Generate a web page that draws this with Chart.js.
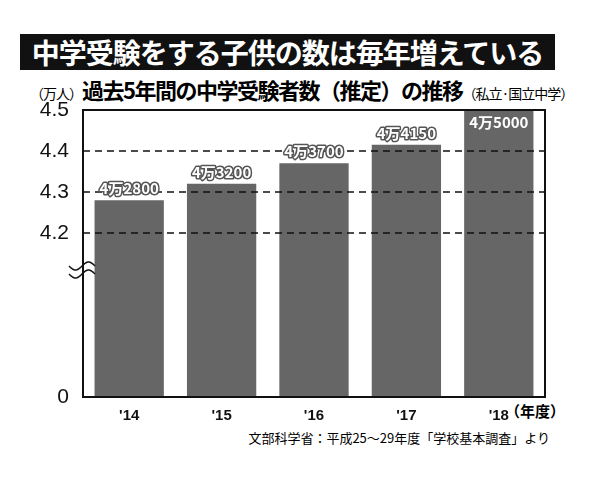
<!DOCTYPE html>
<html><head><meta charset="utf-8">
<script src="https://cdn.jsdelivr.net/npm/chart.js@4"></script>
<style>
body{margin:0;background:#fff;font-family:"Noto Sans CJK JP",sans-serif}
#wrap{position:relative;width:600px;height:477px}
#title{position:absolute;left:20px;top:34px;width:535px;height:36px;background:#111;color:#fff;font-weight:bold;font-size:28px;line-height:36px;text-align:center;letter-spacing:-1px}
#sub{position:absolute;left:30px;top:73px;font-size:22px;font-weight:bold;white-space:nowrap;letter-spacing:-1.5px}
#sub small{font-size:14px;font-weight:normal;letter-spacing:-1px}
#src{position:absolute;right:50px;top:428px;font-size:13px;white-space:nowrap}
#unit{position:absolute;left:505px;top:400px;font-size:15px;font-weight:bold}
canvas{position:absolute;left:0;top:0}
</style></head><body>
<div id="wrap">
<div id="title">中学受験をする子供の数は毎年増えている</div>
<div id="sub"><small>（万人）</small>過去5年間の中学受験者数（推定）の推移<small>（私立·国立中学）</small></div>
<div id="unit">（年度）</div>
<div id="src">文部科学省：平成25～29年度「学校基本調査」より</div>
<canvas id="c" width="600" height="477"></canvas>
</div>
<script>
const years = ["'14", "'15", "'16", "'17", "'18"];
const examinees = [4.28, 4.32, 4.37, 4.415, 4.50];
const barLabels = ["4万2800", "4万3200", "4万3700", "4万4150", "4万5000"];
const tickValues = [0, 4.2, 4.3, 4.4, 4.5];

// axis is broken: 0 to 4.2 squeezed, above 4.2 one unit per 0.1
const toAxis = v => v <= 0 ? 0 : (v - 4.2) * 10 + 4;

const overlay = {
  id: 'overlay',
  afterDatasetsDraw(chart) {
    const {ctx, chartArea: a, scales: {y}} = chart;
    ctx.save();
    ctx.strokeStyle = '#111';
    ctx.setLineDash([7, 5]);
    ctx.lineWidth = 1.3;
    [4.2, 4.3, 4.4].forEach(t => {
      const py = y.getPixelForValue(toAxis(t));
      ctx.beginPath(); ctx.moveTo(a.left, py); ctx.lineTo(a.right, py); ctx.stroke();
    });
    ctx.setLineDash([]);
    ctx.lineWidth = 2;
    ctx.strokeRect(a.left, a.top, a.right - a.left, a.bottom - a.top);
    // break mark
    ctx.lineWidth = 1.5;
    [0, 8].forEach(d => {
      ctx.beginPath();
      for (let i = 0; i <= 26; i++) {
        const px = a.left - 14 + i, py = 266 + d + Math.sin(i / 26 * Math.PI * 2) * 4;
        i ? ctx.lineTo(px, py) : ctx.moveTo(px, py);
      }
      ctx.stroke();
    });
    // value labels
    ctx.font = 'bold 15px "Noto Sans CJK JP"';
    ctx.textAlign = 'center';
    ctx.lineJoin = 'round';
    chart.getDatasetMeta(0).data.forEach((bar, i) => {
      const inside = i === barLabels.length - 1;
      const py = inside ? bar.y + 18 : bar.y - 6;
      ctx.lineWidth = 3;
      ctx.strokeStyle = inside ? '#666' : '#555';
      ctx.strokeText(barLabels[i], bar.x, py);
      ctx.fillStyle = '#fff';
      ctx.fillText(barLabels[i], bar.x, py);
    });
    ctx.restore();
  }
};

new Chart(document.getElementById('c'), {
  type: 'bar',
  data: {
    labels: years,
    datasets: [{ data: examinees.map(toAxis), backgroundColor: '#666', categoryPercentage: 0.75, barPercentage: 1 }]
  },
  options: {
    responsive: false, animation: false,
    layout: { padding: { left: 0, top: 110, right: 55, bottom: 50 } },
    plugins: { legend: { display: false }, tooltip: { enabled: false } },
    scales: {
      x: {
        grid: { display: false }, border: { display: false },
        ticks: { color: '#111', font: { size: 15, weight: 'bold' }, padding: 2 },
        afterFit: s => { s.height = 30; }
      },
      y: {
        min: 0, max: 7,
        grid: { display: false }, border: { display: false },
        afterBuildTicks: s => { s.ticks = tickValues.map(v => ({ value: toAxis(v) })); },
        ticks: {
          color: '#111', font: { size: 21 }, padding: 6,
          callback: (v, i) => i === 0 ? '0' : tickValues[i].toFixed(1)
        },
        afterFit: s => { s.width = 83; }
      }
    }
  },
  plugins: [overlay]
});
</script>
</body></html>
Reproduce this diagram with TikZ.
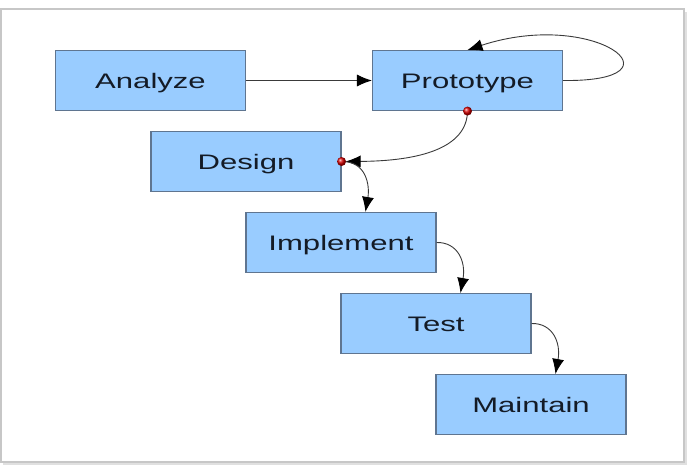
\documentclass[tikz,border=0pt]{standalone}
\usepackage{fontspec}
\newfontfamily\boxfont[FakeStretch=1.48]{Liberation Sans}
\usetikzlibrary{arrows.meta,calc}
\definecolor{boxblue}{HTML}{99CCFF}
\definecolor{boxline}{HTML}{5F7590}
\definecolor{linegray}{HTML}{3A3A3A}
\definecolor{txt}{HTML}{141B26}
\begin{document}
\begin{tikzpicture}[x=1pt,y=-1pt,
  stage/.style={rectangle,draw=boxline,fill=boxblue,line width=1.1pt,
    minimum width=190pt,minimum height=60pt,inner sep=0pt,
    text height=15pt,text depth=0pt,
    font=\boxfont\fontsize{21}{24}\selectfont,text=txt},
  flow/.style={draw=linegray,line width=0.9pt,-{Latex[length=15pt,width=12pt,fill=black,color=black]}},
  reddot/.style={circle,inner sep=0pt,minimum size=9pt,shading=ball,ball color=red!85!black}]
\useasboundingbox (0,0) rectangle (690,467);
% frame with shadow
\fill[black!12] (3,12) rectangle (687,465);
\fill[white] (1,9) rectangle (684,462);
\draw[black!22,line width=1.2pt] (1,9) rectangle (684,462);
% nodes
\node[stage] (an) at (150.5,80.5) {Analyze};
\node[stage] (pr) at (467.5,80.5) {Prototype};
\node[stage] (ds) at (246,161.5) {Design};
\node[stage] (im) at (341,242.5) {Implement};
\node[stage] (ts) at (436,323.5) {Test};
\node[stage] (mt) at (531,404.5) {Maintain};
\coordinate (imin) at ($(im.north west)+(120,0)$);
\coordinate (tsin) at ($(ts.north west)+(120,0)$);
\coordinate (mtin) at ($(mt.north west)+(120,0)$);
% connectors
\draw[flow] (an.east) -- (pr.west);
\draw[flow] (pr.east) .. controls (690,82) and (595,8) .. (pr.north);
\draw[flow] (pr.south) .. controls (467,148) and (420,161) .. ($(ds.east)+(4,0)$);
\draw[flow] (ds.east) .. controls (366,161) and (370,185) .. (imin);
\draw[flow] (im.east) .. controls (458,242) and (466,262) .. (tsin);
\draw[flow] (ts.east) .. controls (553,323) and (561,343) .. (mtin);
\node[reddot] (d1) at (pr.south) {};
\node[reddot] (d2) at (ds.east) {};
\end{tikzpicture}
\end{document}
----
### The problem
Exclude the pictures and repeat every other part of the records word for word.

### Finished exercise
Generate a web page that draws this with Chart.js.
<!DOCTYPE html>
<html><head><meta charset="utf-8">
<script src="https://cdn.jsdelivr.net/npm/chart.js@4"></script>
<style>
body{margin:0;background:#fff;font-family:"Noto Sans CJK JP",sans-serif}
#wrap{position:relative;width:600px;height:477px}
#title{position:absolute;left:20px;top:34px;width:535px;height:36px;background:#111;color:#fff;font-weight:bold;font-size:28px;line-height:36px;text-align:center;letter-spacing:-1px}
#sub{position:absolute;left:30px;top:73px;font-size:22px;font-weight:bold;white-space:nowrap;letter-spacing:-1.5px}
#sub small{font-size:14px;font-weight:normal;letter-spacing:-1px}
#src{position:absolute;right:50px;top:428px;font-size:13px;white-space:nowrap}
#unit{position:absolute;left:505px;top:400px;font-size:15px;font-weight:bold}
canvas{position:absolute;left:0;top:0}
</style></head><body>
<div id="wrap">
<div id="title">中学受験をする子供の数は毎年増えている</div>
<div id="sub"><small>（万人）</small>過去5年間の中学受験者数（推定）の推移<small>（私立·国立中学）</small></div>
<div id="unit">（年度）</div>
<div id="src">文部科学省：平成25～29年度「学校基本調査」より</div>
<canvas id="c" width="600" height="477"></canvas>
</div>
<script>
const years = ["'14", "'15", "'16", "'17", "'18"];
const examinees = [4.28, 4.32, 4.37, 4.415, 4.50];
const barLabels = ["4万2800", "4万3200", "4万3700", "4万4150", "4万5000"];
const tickValues = [0, 4.2, 4.3, 4.4, 4.5];

// axis is broken: 0 to 4.2 squeezed, above 4.2 one unit per 0.1
const toAxis = v => v <= 0 ? 0 : (v - 4.2) * 10 + 4;

const overlay = {
  id: 'overlay',
  afterDatasetsDraw(chart) {
    const {ctx, chartArea: a, scales: {y}} = chart;
    ctx.save();
    ctx.strokeStyle = '#111';
    ctx.setLineDash([7, 5]);
    ctx.lineWidth = 1.3;
    [4.2, 4.3, 4.4].forEach(t => {
      const py = y.getPixelForValue(toAxis(t));
      ctx.beginPath(); ctx.moveTo(a.left, py); ctx.lineTo(a.right, py); ctx.stroke();
    });
    ctx.setLineDash([]);
    ctx.lineWidth = 2;
    ctx.strokeRect(a.left, a.top, a.right - a.left, a.bottom - a.top);
    // break mark
    ctx.lineWidth = 1.5;
    [0, 8].forEach(d => {
      ctx.beginPath();
      for (let i = 0; i <= 26; i++) {
        const px = a.left - 14 + i, py = 266 + d + Math.sin(i / 26 * Math.PI * 2) * 4;
        i ? ctx.lineTo(px, py) : ctx.moveTo(px, py);
      }
      ctx.stroke();
    });
    // value labels
    ctx.font = 'bold 15px "Noto Sans CJK JP"';
    ctx.textAlign = 'center';
    ctx.lineJoin = 'round';
    chart.getDatasetMeta(0).data.forEach((bar, i) => {
      const inside = i === barLabels.length - 1;
      const py = inside ? bar.y + 18 : bar.y - 6;
      ctx.lineWidth = 3;
      ctx.strokeStyle = inside ? '#666' : '#555';
      ctx.strokeText(barLabels[i], bar.x, py);
      ctx.fillStyle = '#fff';
      ctx.fillText(barLabels[i], bar.x, py);
    });
    ctx.restore();
  }
};

new Chart(document.getElementById('c'), {
  type: 'bar',
  data: {
    labels: years,
    datasets: [{ data: examinees.map(toAxis), backgroundColor: '#666', categoryPercentage: 0.75, barPercentage: 1 }]
  },
  options: {
    responsive: false, animation: false,
    layout: { padding: { left: 0, top: 110, right: 55, bottom: 50 } },
    plugins: { legend: { display: false }, tooltip: { enabled: false } },
    scales: {
      x: {
        grid: { display: false }, border: { display: false },
        ticks: { color: '#111', font: { size: 15, weight: 'bold' }, padding: 2 },
        afterFit: s => { s.height = 30; }
      },
      y: {
        min: 0, max: 7,
        grid: { display: false }, border: { display: false },
        afterBuildTicks: s => { s.ticks = tickValues.map(v => ({ value: toAxis(v) })); },
        ticks: {
          color: '#111', font: { size: 21 }, padding: 6,
          callback: (v, i) => i === 0 ? '0' : tickValues[i].toFixed(1)
        },
        afterFit: s => { s.width = 83; }
      }
    }
  },
  plugins: [overlay]
});
</script>
</body></html>
Reproduce this diagram with TikZ.
\documentclass[tikz,border=0pt]{standalone}
\usepackage{fontspec}
\newfontfamily\boxfont[FakeStretch=1.48]{Liberation Sans}
\usetikzlibrary{arrows.meta,calc}
\definecolor{boxblue}{HTML}{99CCFF}
\definecolor{boxline}{HTML}{5F7590}
\definecolor{linegray}{HTML}{3A3A3A}
\definecolor{txt}{HTML}{141B26}
\begin{document}
\begin{tikzpicture}[x=1pt,y=-1pt,
  stage/.style={rectangle,draw=boxline,fill=boxblue,line width=1.1pt,
    minimum width=190pt,minimum height=60pt,inner sep=0pt,
    text height=15pt,text depth=0pt,
    font=\boxfont\fontsize{21}{24}\selectfont,text=txt},
  flow/.style={draw=linegray,line width=0.9pt,-{Latex[length=15pt,width=12pt,fill=black,color=black]}},
  reddot/.style={circle,inner sep=0pt,minimum size=9pt,shading=ball,ball color=red!85!black}]
\useasboundingbox (0,0) rectangle (690,467);
% frame with shadow
\fill[black!12] (3,12) rectangle (687,465);
\fill[white] (1,9) rectangle (684,462);
\draw[black!22,line width=1.2pt] (1,9) rectangle (684,462);
% nodes
\node[stage] (an) at (150.5,80.5) {Analyze};
\node[stage] (pr) at (467.5,80.5) {Prototype};
\node[stage] (ds) at (246,161.5) {Design};
\node[stage] (im) at (341,242.5) {Implement};
\node[stage] (ts) at (436,323.5) {Test};
\node[stage] (mt) at (531,404.5) {Maintain};
\coordinate (imin) at ($(im.north west)+(120,0)$);
\coordinate (tsin) at ($(ts.north west)+(120,0)$);
\coordinate (mtin) at ($(mt.north west)+(120,0)$);
% connectors
\draw[flow] (an.east) -- (pr.west);
\draw[flow] (pr.east) .. controls (690,82) and (595,8) .. (pr.north);
\draw[flow] (pr.south) .. controls (467,148) and (420,161) .. ($(ds.east)+(4,0)$);
\draw[flow] (ds.east) .. controls (366,161) and (370,185) .. (imin);
\draw[flow] (im.east) .. controls (458,242) and (466,262) .. (tsin);
\draw[flow] (ts.east) .. controls (553,323) and (561,343) .. (mtin);
\node[reddot] (d1) at (pr.south) {};
\node[reddot] (d2) at (ds.east) {};
\end{tikzpicture}
\end{document}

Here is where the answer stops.